**Written problem**
Copy the data exactly as it appears, and do not include any pictures.

**Available data**
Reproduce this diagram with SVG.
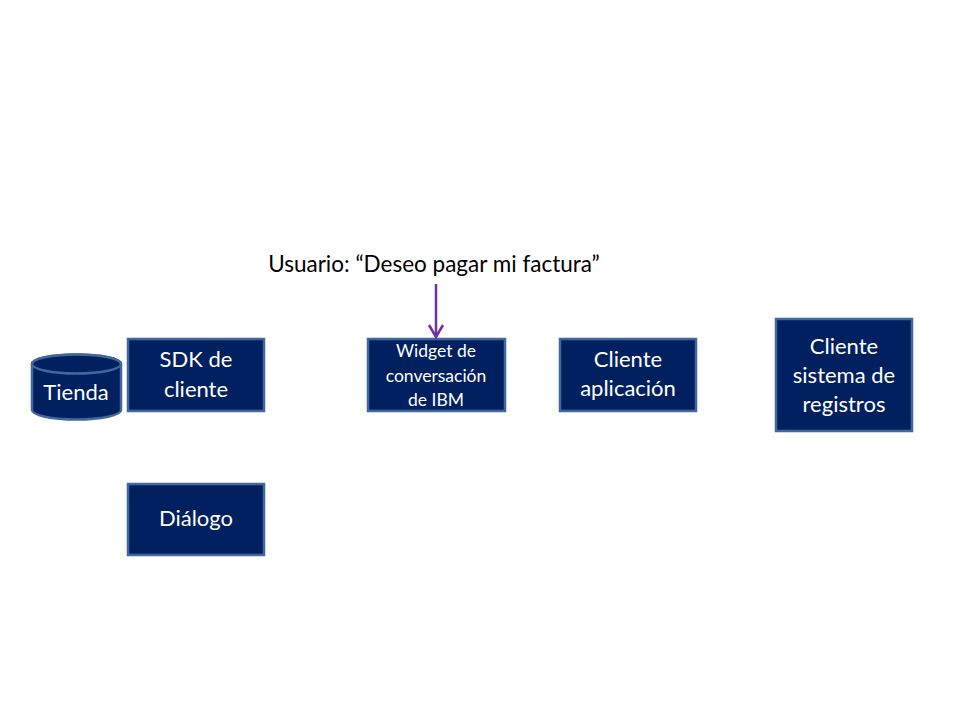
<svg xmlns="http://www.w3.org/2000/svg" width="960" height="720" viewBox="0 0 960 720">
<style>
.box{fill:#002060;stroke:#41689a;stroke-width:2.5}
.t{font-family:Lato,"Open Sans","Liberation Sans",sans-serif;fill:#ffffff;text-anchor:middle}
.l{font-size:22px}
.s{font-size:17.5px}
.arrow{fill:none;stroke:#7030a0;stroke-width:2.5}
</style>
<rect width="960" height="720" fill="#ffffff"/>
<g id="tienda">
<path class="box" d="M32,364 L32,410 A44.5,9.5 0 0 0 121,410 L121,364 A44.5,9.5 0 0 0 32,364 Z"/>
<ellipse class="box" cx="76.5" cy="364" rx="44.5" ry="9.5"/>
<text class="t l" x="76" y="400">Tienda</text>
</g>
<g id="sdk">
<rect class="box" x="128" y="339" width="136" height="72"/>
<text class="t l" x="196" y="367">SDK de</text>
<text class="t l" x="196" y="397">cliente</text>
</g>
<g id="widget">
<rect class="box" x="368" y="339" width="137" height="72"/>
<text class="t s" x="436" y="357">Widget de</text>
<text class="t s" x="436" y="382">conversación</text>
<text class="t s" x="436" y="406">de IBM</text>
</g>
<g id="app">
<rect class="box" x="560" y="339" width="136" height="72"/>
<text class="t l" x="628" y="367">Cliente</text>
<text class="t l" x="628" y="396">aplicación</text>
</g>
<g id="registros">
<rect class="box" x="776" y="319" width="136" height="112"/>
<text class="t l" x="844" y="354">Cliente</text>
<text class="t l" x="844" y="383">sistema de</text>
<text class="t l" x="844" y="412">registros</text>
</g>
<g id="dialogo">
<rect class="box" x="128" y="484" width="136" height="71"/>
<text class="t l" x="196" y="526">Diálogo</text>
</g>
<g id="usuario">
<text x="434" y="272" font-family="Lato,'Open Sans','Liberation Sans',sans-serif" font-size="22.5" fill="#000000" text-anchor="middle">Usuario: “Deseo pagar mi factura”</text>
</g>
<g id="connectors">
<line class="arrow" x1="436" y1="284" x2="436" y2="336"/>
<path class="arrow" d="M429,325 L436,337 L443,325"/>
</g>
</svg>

**Full answer**
Reproduce this diagram with SVG.
<svg xmlns="http://www.w3.org/2000/svg" width="960" height="720" viewBox="0 0 960 720">
<style>
.box{fill:#002060;stroke:#41689a;stroke-width:2.5}
.t{font-family:Lato,"Open Sans","Liberation Sans",sans-serif;fill:#ffffff;text-anchor:middle}
.l{font-size:22px}
.s{font-size:17.5px}
.arrow{fill:none;stroke:#7030a0;stroke-width:2.5}
</style>
<rect width="960" height="720" fill="#ffffff"/>
<g id="tienda">
<path class="box" d="M32,364 L32,410 A44.5,9.5 0 0 0 121,410 L121,364 A44.5,9.5 0 0 0 32,364 Z"/>
<ellipse class="box" cx="76.5" cy="364" rx="44.5" ry="9.5"/>
<text class="t l" x="76" y="400">Tienda</text>
</g>
<g id="sdk">
<rect class="box" x="128" y="339" width="136" height="72"/>
<text class="t l" x="196" y="367">SDK de</text>
<text class="t l" x="196" y="397">cliente</text>
</g>
<g id="widget">
<rect class="box" x="368" y="339" width="137" height="72"/>
<text class="t s" x="436" y="357">Widget de</text>
<text class="t s" x="436" y="382">conversación</text>
<text class="t s" x="436" y="406">de IBM</text>
</g>
<g id="app">
<rect class="box" x="560" y="339" width="136" height="72"/>
<text class="t l" x="628" y="367">Cliente</text>
<text class="t l" x="628" y="396">aplicación</text>
</g>
<g id="registros">
<rect class="box" x="776" y="319" width="136" height="112"/>
<text class="t l" x="844" y="354">Cliente</text>
<text class="t l" x="844" y="383">sistema de</text>
<text class="t l" x="844" y="412">registros</text>
</g>
<g id="dialogo">
<rect class="box" x="128" y="484" width="136" height="71"/>
<text class="t l" x="196" y="526">Diálogo</text>
</g>
<g id="usuario">
<text x="434" y="272" font-family="Lato,'Open Sans','Liberation Sans',sans-serif" font-size="22.5" fill="#000000" text-anchor="middle">Usuario: “Deseo pagar mi factura”</text>
</g>
<g id="connectors">
<line class="arrow" x1="436" y1="284" x2="436" y2="336"/>
<path class="arrow" d="M429,325 L436,337 L443,325"/>
</g>
</svg>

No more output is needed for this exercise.